-- SUPPLIED DATA --

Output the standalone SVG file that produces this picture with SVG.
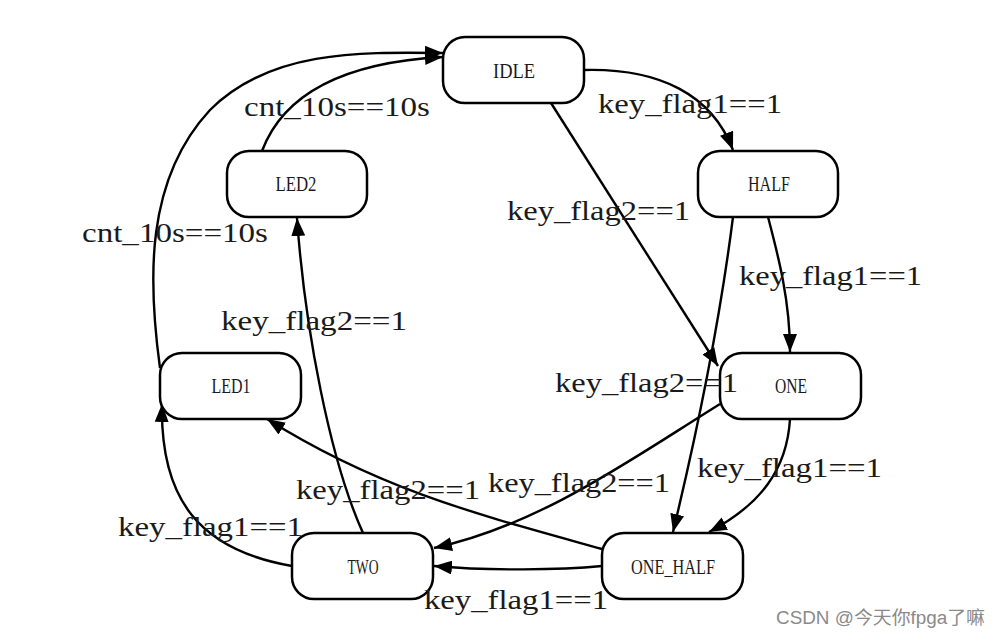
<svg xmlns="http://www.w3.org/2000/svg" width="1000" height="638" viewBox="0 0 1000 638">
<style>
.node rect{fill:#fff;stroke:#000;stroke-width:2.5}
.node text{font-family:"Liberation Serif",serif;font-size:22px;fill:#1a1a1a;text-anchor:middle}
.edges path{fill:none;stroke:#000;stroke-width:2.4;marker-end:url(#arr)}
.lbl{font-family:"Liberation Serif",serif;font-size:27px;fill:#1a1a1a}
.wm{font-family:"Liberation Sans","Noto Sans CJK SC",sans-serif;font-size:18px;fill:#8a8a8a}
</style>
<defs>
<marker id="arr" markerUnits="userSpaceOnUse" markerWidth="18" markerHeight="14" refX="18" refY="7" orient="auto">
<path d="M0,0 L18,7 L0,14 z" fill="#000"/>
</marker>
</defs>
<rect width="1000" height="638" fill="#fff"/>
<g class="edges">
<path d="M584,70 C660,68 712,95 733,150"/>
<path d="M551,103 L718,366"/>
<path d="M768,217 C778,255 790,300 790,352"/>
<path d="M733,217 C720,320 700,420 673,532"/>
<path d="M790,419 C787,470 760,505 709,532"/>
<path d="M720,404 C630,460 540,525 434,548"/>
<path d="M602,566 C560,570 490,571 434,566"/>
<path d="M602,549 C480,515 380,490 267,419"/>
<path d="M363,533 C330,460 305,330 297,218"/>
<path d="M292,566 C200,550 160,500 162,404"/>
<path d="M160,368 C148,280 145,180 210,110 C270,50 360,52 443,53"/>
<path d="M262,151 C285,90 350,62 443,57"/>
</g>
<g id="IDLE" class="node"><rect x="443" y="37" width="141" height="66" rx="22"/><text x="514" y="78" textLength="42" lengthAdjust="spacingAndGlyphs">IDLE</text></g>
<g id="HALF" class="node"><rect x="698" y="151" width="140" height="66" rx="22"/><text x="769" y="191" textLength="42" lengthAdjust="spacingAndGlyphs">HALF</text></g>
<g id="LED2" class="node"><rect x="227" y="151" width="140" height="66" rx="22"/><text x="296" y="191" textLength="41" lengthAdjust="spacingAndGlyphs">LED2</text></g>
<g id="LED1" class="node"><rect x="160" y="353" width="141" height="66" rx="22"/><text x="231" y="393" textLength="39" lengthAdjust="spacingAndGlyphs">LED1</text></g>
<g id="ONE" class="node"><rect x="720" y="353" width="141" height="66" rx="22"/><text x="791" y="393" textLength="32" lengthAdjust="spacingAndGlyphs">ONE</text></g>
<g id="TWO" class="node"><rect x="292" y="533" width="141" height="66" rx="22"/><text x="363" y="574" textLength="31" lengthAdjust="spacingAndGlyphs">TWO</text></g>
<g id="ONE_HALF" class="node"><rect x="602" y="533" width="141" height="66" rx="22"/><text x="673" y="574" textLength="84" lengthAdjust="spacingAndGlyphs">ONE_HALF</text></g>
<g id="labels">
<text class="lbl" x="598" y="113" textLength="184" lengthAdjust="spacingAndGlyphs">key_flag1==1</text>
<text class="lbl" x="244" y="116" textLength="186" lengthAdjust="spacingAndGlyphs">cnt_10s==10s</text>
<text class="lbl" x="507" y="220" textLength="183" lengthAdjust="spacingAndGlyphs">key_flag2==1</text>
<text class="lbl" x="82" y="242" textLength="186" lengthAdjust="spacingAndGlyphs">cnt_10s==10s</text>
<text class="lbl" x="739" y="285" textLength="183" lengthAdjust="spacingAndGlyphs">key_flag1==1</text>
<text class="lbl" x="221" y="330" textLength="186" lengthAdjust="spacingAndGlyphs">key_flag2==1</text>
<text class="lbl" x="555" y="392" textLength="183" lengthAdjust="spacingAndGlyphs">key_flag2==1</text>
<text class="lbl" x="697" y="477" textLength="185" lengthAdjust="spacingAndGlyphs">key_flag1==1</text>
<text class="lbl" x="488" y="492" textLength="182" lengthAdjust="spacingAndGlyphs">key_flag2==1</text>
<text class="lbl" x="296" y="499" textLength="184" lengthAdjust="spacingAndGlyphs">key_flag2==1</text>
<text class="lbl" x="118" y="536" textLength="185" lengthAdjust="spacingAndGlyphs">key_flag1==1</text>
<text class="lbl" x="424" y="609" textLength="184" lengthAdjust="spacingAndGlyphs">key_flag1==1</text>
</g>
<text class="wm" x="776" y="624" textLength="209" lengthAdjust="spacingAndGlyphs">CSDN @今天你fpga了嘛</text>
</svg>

-- EXERCISE DIRECTIONS --
Word for word, quote the lines above. Omit the pictures.

-- RESPONSE --
Output the standalone SVG file that produces this picture with SVG.
<svg xmlns="http://www.w3.org/2000/svg" width="1000" height="638" viewBox="0 0 1000 638">
<style>
.node rect{fill:#fff;stroke:#000;stroke-width:2.5}
.node text{font-family:"Liberation Serif",serif;font-size:22px;fill:#1a1a1a;text-anchor:middle}
.edges path{fill:none;stroke:#000;stroke-width:2.4;marker-end:url(#arr)}
.lbl{font-family:"Liberation Serif",serif;font-size:27px;fill:#1a1a1a}
.wm{font-family:"Liberation Sans","Noto Sans CJK SC",sans-serif;font-size:18px;fill:#8a8a8a}
</style>
<defs>
<marker id="arr" markerUnits="userSpaceOnUse" markerWidth="18" markerHeight="14" refX="18" refY="7" orient="auto">
<path d="M0,0 L18,7 L0,14 z" fill="#000"/>
</marker>
</defs>
<rect width="1000" height="638" fill="#fff"/>
<g class="edges">
<path d="M584,70 C660,68 712,95 733,150"/>
<path d="M551,103 L718,366"/>
<path d="M768,217 C778,255 790,300 790,352"/>
<path d="M733,217 C720,320 700,420 673,532"/>
<path d="M790,419 C787,470 760,505 709,532"/>
<path d="M720,404 C630,460 540,525 434,548"/>
<path d="M602,566 C560,570 490,571 434,566"/>
<path d="M602,549 C480,515 380,490 267,419"/>
<path d="M363,533 C330,460 305,330 297,218"/>
<path d="M292,566 C200,550 160,500 162,404"/>
<path d="M160,368 C148,280 145,180 210,110 C270,50 360,52 443,53"/>
<path d="M262,151 C285,90 350,62 443,57"/>
</g>
<g id="IDLE" class="node"><rect x="443" y="37" width="141" height="66" rx="22"/><text x="514" y="78" textLength="42" lengthAdjust="spacingAndGlyphs">IDLE</text></g>
<g id="HALF" class="node"><rect x="698" y="151" width="140" height="66" rx="22"/><text x="769" y="191" textLength="42" lengthAdjust="spacingAndGlyphs">HALF</text></g>
<g id="LED2" class="node"><rect x="227" y="151" width="140" height="66" rx="22"/><text x="296" y="191" textLength="41" lengthAdjust="spacingAndGlyphs">LED2</text></g>
<g id="LED1" class="node"><rect x="160" y="353" width="141" height="66" rx="22"/><text x="231" y="393" textLength="39" lengthAdjust="spacingAndGlyphs">LED1</text></g>
<g id="ONE" class="node"><rect x="720" y="353" width="141" height="66" rx="22"/><text x="791" y="393" textLength="32" lengthAdjust="spacingAndGlyphs">ONE</text></g>
<g id="TWO" class="node"><rect x="292" y="533" width="141" height="66" rx="22"/><text x="363" y="574" textLength="31" lengthAdjust="spacingAndGlyphs">TWO</text></g>
<g id="ONE_HALF" class="node"><rect x="602" y="533" width="141" height="66" rx="22"/><text x="673" y="574" textLength="84" lengthAdjust="spacingAndGlyphs">ONE_HALF</text></g>
<g id="labels">
<text class="lbl" x="598" y="113" textLength="184" lengthAdjust="spacingAndGlyphs">key_flag1==1</text>
<text class="lbl" x="244" y="116" textLength="186" lengthAdjust="spacingAndGlyphs">cnt_10s==10s</text>
<text class="lbl" x="507" y="220" textLength="183" lengthAdjust="spacingAndGlyphs">key_flag2==1</text>
<text class="lbl" x="82" y="242" textLength="186" lengthAdjust="spacingAndGlyphs">cnt_10s==10s</text>
<text class="lbl" x="739" y="285" textLength="183" lengthAdjust="spacingAndGlyphs">key_flag1==1</text>
<text class="lbl" x="221" y="330" textLength="186" lengthAdjust="spacingAndGlyphs">key_flag2==1</text>
<text class="lbl" x="555" y="392" textLength="183" lengthAdjust="spacingAndGlyphs">key_flag2==1</text>
<text class="lbl" x="697" y="477" textLength="185" lengthAdjust="spacingAndGlyphs">key_flag1==1</text>
<text class="lbl" x="488" y="492" textLength="182" lengthAdjust="spacingAndGlyphs">key_flag2==1</text>
<text class="lbl" x="296" y="499" textLength="184" lengthAdjust="spacingAndGlyphs">key_flag2==1</text>
<text class="lbl" x="118" y="536" textLength="185" lengthAdjust="spacingAndGlyphs">key_flag1==1</text>
<text class="lbl" x="424" y="609" textLength="184" lengthAdjust="spacingAndGlyphs">key_flag1==1</text>
</g>
<text class="wm" x="776" y="624" textLength="209" lengthAdjust="spacingAndGlyphs">CSDN @今天你fpga了嘛</text>
</svg>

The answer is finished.